In the one room Roscoe School, we were given information about what school was like for the children who attended. There were display cases with several items and an 1872 Steinway piano used for music.
The Calderburg Trading Company is located in the only duplex on Whitewoman Street. It was built about 1887 and today – with the wall separating the two “homes” removed, it has two front doors and two staircases. The shop boasts an assortment of women’s clothing, antiques, gifts, jewelry and more! Oh to have a lot of time to shop there!
My grandson was excited to see the Village Smithy because he has been learning how to forge from a local blacksmith.
At the Hay Craft Learning Center, we saw how brooms were made and also saw an 1870s printing press. We received a fresh print and my grandson was able to make his own print on a smaller press. I used to work for a printing company in the early 1980s so I really enjoyed seeing all of the printer’s blocks, type and the presses.
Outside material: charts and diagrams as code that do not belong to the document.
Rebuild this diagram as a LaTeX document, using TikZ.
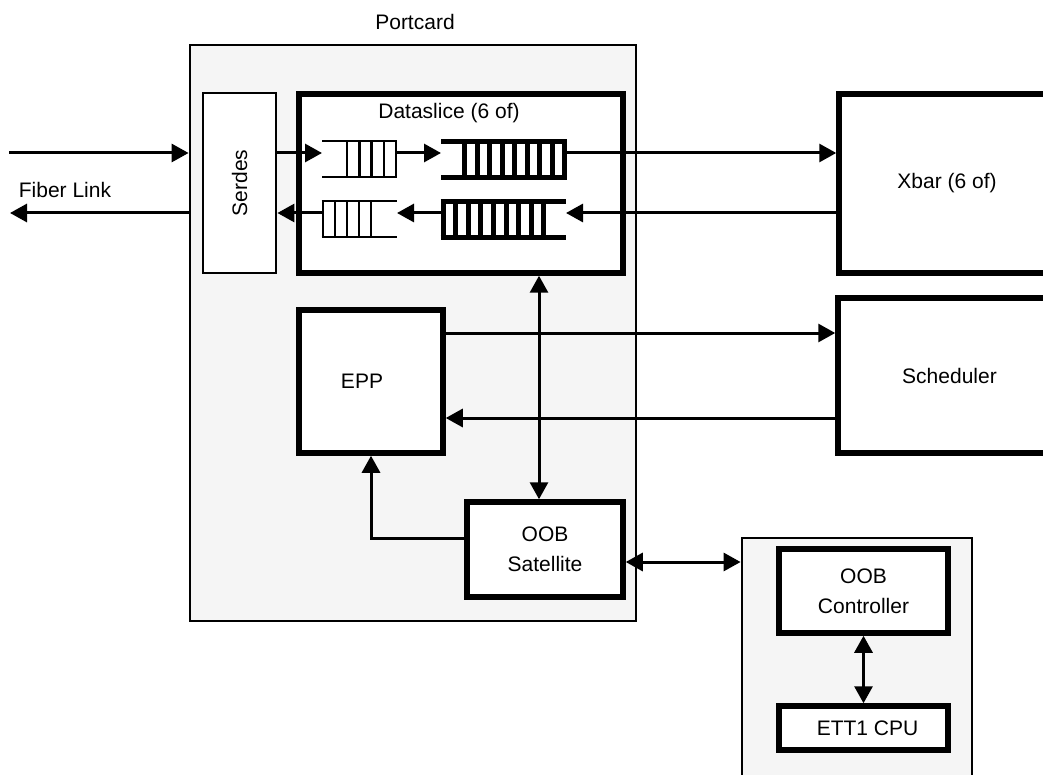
\documentclass[tikz,border=0pt]{standalone}
\usepackage{fontspec}
\setmainfont{Liberation Sans}
\usetikzlibrary{arrows.meta}
\definecolor{cardgray}{HTML}{F5F5F5}
\begin{document}
\begin{tikzpicture}[x=1pt,y=-1pt,
  every node/.style={font=\fontsize{21}{30}\selectfont},
  box/.style={draw, line width=2.8pt, fill=white, inner sep=0pt, align=center},
  thickbox/.style={box, line width=5.5pt},
  conn/.style={line width=3pt, -{Triangle[length=17pt,width=18pt]}},
  biconn/.style={line width=3pt, {Triangle[length=17pt,width=18pt]}-{Triangle[length=17pt,width=18pt]}},
  qthin/.style={line width=2.7pt},
  qthick/.style={line width=5pt},
]
\useasboundingbox (0,0) rectangle (1043,775);
\clip (0,0) rectangle (1043,775);

% row / column helpers
\coordinate (yA) at (0,153);
\coordinate (yB) at (0,213);
\coordinate (yC) at (0,333);
\coordinate (yD) at (0,418);
\coordinate (yE) at (0,538);
\coordinate (yF) at (0,562);
\coordinate (xV) at (539,0);

% containers
\node[box, fill=cardgray, minimum width=446pt, minimum height=576pt] (portcard) at (413,333) {};
\node (portlabel) at (415,22) {Portcard};
\node[box, fill=cardgray, minimum width=230pt, minimum height=262pt] (ext) at (857,669) {};

% blocks
\node[box, minimum width=73pt, minimum height=180pt] (serdes) at (239.5,183) {\rotatebox{90}{Serdes}};
\node[thickbox, minimum width=324pt, minimum height=179pt] (dataslice) at (461,183.5) {};
\node (dslabel) at (449,113) {Dataslice (6 of)};
\node[thickbox, minimum width=216pt, minimum height=179pt] (xbar) at (947,183.5) {Xbar (6 of)};
\node[thickbox, minimum width=223pt, minimum height=155pt] (sched) at (949.5,375.5) {Scheduler};
\node[thickbox, minimum width=144pt, minimum height=143pt] (epp) at (371,381.5) {EPP\hspace*{18pt}};
\node[thickbox, minimum width=156pt, minimum height=95pt] (oobsat) at (545,549.5) {OOB\\Satellite};
\node[thickbox, minimum width=169pt, minimum height=84pt] (oobctl) at (863.5,591) {OOB\\Controller};
\node[thickbox, minimum width=169pt, minimum height=44pt] (ett) at (863.5,728) {\hspace*{8pt}ETT1 CPU};

% queues
% upper small (q1)
\draw[qthin] (322,141) -- (397.3,141) (322,177) -- (397.3,177);
\foreach \x in {347,359.3,371.7,384,396} \draw[qthin] (\x,141) -- (\x,177);
% upper big (q2)
\draw[qthick] (441,142) -- (567,142) (441,178) -- (567,178);
\foreach \i in {0,...,8} \draw[qthick] (464.5+12.5*\i,142) -- (464.5+12.5*\i,178);
% lower small (q3)
\draw[qthin] (321.7,201) -- (397,201) (321.7,237) -- (397,237);
\foreach \x in {323,335,347,359,371} \draw[qthin] (\x,201) -- (\x,237);
% lower big (q4)
\draw[qthick] (440.5,202) -- (566,202) (440.5,238) -- (566,238);
\foreach \i in {0,...,8} \draw[qthick] (443+12.6*\i,202) -- (443+12.6*\i,238);

\coordinate (q1in) at (322,153);
\coordinate (q1out) at (397,153);
\coordinate (q2in) at (441,153);
\coordinate (q2out) at (567,153);
\coordinate (q4in) at (566,213);
\coordinate (q4out) at (440.5,213);
\coordinate (q3in) at (397,213);
\coordinate (q3out) at (321.7,213);

% fiber link
\coordinate (fin) at (9,153);
\coordinate (fout) at (10,213);
\draw[conn] (fin) -- (fin -| portcard.west);
\draw[conn] (yB -| portcard.west) -- (fout);
\node (fiberlabel) at (65,190) {Fiber Link};

% data path
\draw[conn] (yA -| serdes.east) -- (q1in);
\draw[conn] (q1out) -- (q2in);
\draw[conn] (q2out) -- (yA -| xbar.west);
\draw[conn] (yB -| xbar.west) -- (q4in);
\draw[conn] (q4out) -- (q3in);
\draw[conn] (q3out) -- (yB -| serdes.east);

% EPP <-> scheduler
\draw[conn] (yC -| epp.east) -- (yC -| sched.west);
\draw[conn] (yD -| sched.west) -- (yD -| epp.east);

% OOB links
\draw[biconn] (dataslice.south -| xV) -- (oobsat.north -| xV);
\draw[conn] (yE -| oobsat.west) -| (epp.south);
\draw[biconn] (yF -| oobsat.east) -- (yF -| ext.west);
\draw[biconn] (oobctl.south) -- (ett.north);
\end{tikzpicture}
\end{document}
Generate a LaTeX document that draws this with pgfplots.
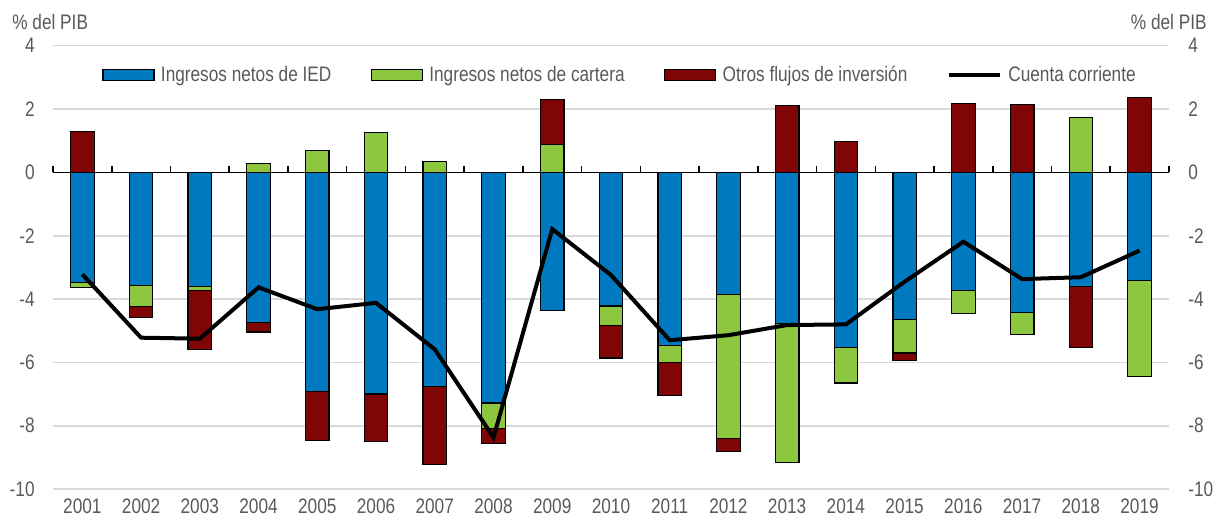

After several hours of learning about the history of the town my ancestors had settled in to live, it was time to head back to the hotel. I had laundry to do so we could pack up. The laundromat was clean and kept cool with large fans. After I posted my location on Facebook, one of my daughter’s commented that it was right next to a cemetery too! Yes, it was close to South Lawn Cemetery where we had gone two days previous! Then it was time for dinner so we went back to Bob Evans next to the hotel. One last time, my grandson chose double chocolate hotcakes to eat. I was really going to miss Coshocton and Roscoe Village. I had crammed in as much genealogy and fun as possible in the four days we were there, but it was time to head to our next destination – my mother’s hometown.